On Tue, 2022-09-13 at 15:16 -0400, Jonathan Joo wrote:
> Hello hotspot-dev and hotspot-gc-dev,
> 
> My name is Jonathan, and I'm working on the Java Platform Team at
> Google. Here, we are working on a project to address Java container
> memory issues, as we noticed that a significant number of Java
> servers hit container OOM issues due to people incorrectly tuning
> their heap size with respect to the container size. Because our
> containers have other RAM consumers which fluctuate over time, it is
> often difficult to determine a priori what is an appropriate Xmx to
> set for a particular server. 
> 
> We set about trying to solve this by dynamically adjusting the Java
> heap/gc behavior based on the container usage information that we
> pass into the JVM. We have seen promising results so far, reducing
> container OOMs by a significant amount, and oftentimes also reducing
> average heap usage (with the tradeoff of more CPU time spent doing
> GC). 
> 
> Below (under the dotted line) is a more detailed explanation of our
> initial approach. Does this sound like something that may be useful
> for the general OpenJDK community? If so, would some of you be open
> to further discussion? I would also like to better understand what
> container environments look like outside of Google, to see how we
> could modify our approach for the more general case.

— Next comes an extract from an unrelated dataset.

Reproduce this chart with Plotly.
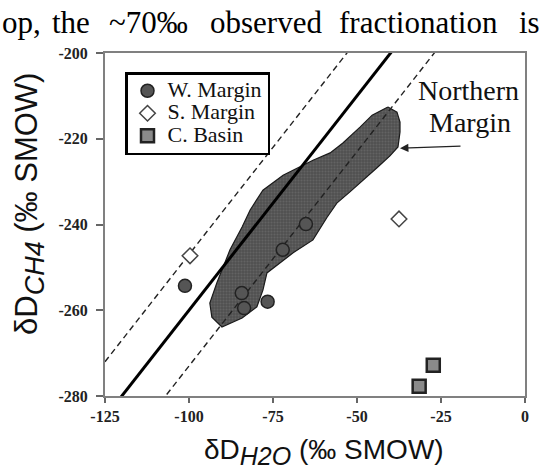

It seems an interesting proposal and I'd be interested in your work. A
few questions:

   1. How is AHS enabled? Is it on by default or is it opt-in?
   2. Is the prototype working for all GCs available in OpenJDK or
      specific to G1?
   3. Would this be a Linux only feature?

Thanks,
Severin

> Thank you!
> 
> Jonathan
> ---------------------------------------------------------------------
> ---Introduction:Adaptable Heap Sizing (AHS) is a project internal to
> Google that is meant to simplify configuration and improve the
> stability of applications in container environments. The key is that
> in a containerized environment, we have access to container usage and
> limit information. This can be used as a signal to modify Java heap
> behavior, helping prevent container OOMs.
> Problem: * Containers at Google must be properly sized to not only
> the JVM heap, but other memory consumers as well. These consumers
> include non-heap Java (e.g. native code allocations), and
> simultaneously running non-Java processes. 
>  * Common antipattern we see here at Google: 
>     - We have an application running into container OOMs. 
>     - An engineer raises both container memory limit and Xmx by the
> same amount, since there appears to be insufficient memory.
>     - The application has reduced container OOMs, but is still prone
> to them, since G1 continues to use most of Xmx.
>  * This results in many jobs being configured with much more RAM than
> they need, but still running into container OOM issues.
> Hypothesis: * For preventing container OOM: Why can't heap expansions
> be bounded by the remaining free space in the container?
>  * For preventing the `unnecessarily high Xmx` antipattern: Why can't
> target heap size be set based on GC CPU overhead?
>  * From our work on Adaptable Heap Sizing, it appears they can!
> Design: * We add two manageable flags in the JVM
>     - Current maximum heap expansion size
>     - Current target heap size
>  * A separate thread runs alongside the JVM, querying:
>     - Container memory usage/limits
>     - GC CPU overhead metrics from the JVM.
>  * This thread then uses this information to calculate new values for
> the two new JVM flags, and continually updates them at runtime.
>  * The `Current maximum heap expansion size` informs the JVM what is
> the maximum amount we can expand the heap by, while staying within
> container limits. This is a hard limit, and trying to expand more
> than this amount results in behavior equivalent to hitting the Xmx
> limit.
>  * The `Current target heap size` is a soft target value, which is
> used to resize the heap (when possible) so as to bring GC CPU
> overhead toward its target value. 
> 
> Results: * At Google, we have found that this design works incredibly
> well in our initial rollout, even for large and complex workloads.
>  * After deploying this to dozens of applications:
>     - Significant memory savings for previously misconfigured jobs
> (many of which reduced their heap usage by 50% or more)
>     - Significantly reduced occurrences of container OOM (100%
> reduction in vast majority of cases)
>     - No correctness issues
>     - No latency regressions*
>     - We plan to deploy AHS across a much wider subset of
> applications by EOY '22.
> 
> *Caveats:  * Enabling this feature might require tuning of the newly
> introduced default GC CPU overhead target to avoid regressions.
>  * Time spent doing GC for an application may increase significantly
> (though generally we've seen in practice that even if this is the
> case, end-to-end latency does not increase a noticeable amount)
>  * Enabling AHS results in frequent heap resizings, but we have not
> seen evidence of any negative effects as a result of these more
> frequent heap resizings.
>  * AHS is not necessarily a replacement for proper JVM tuning, but
> should generally work better than an untuned or improperly tuned
> configuration.
>  * AHS is not intended for every possible workload, and there could
> be pathological cases where AHS results in worse behavior.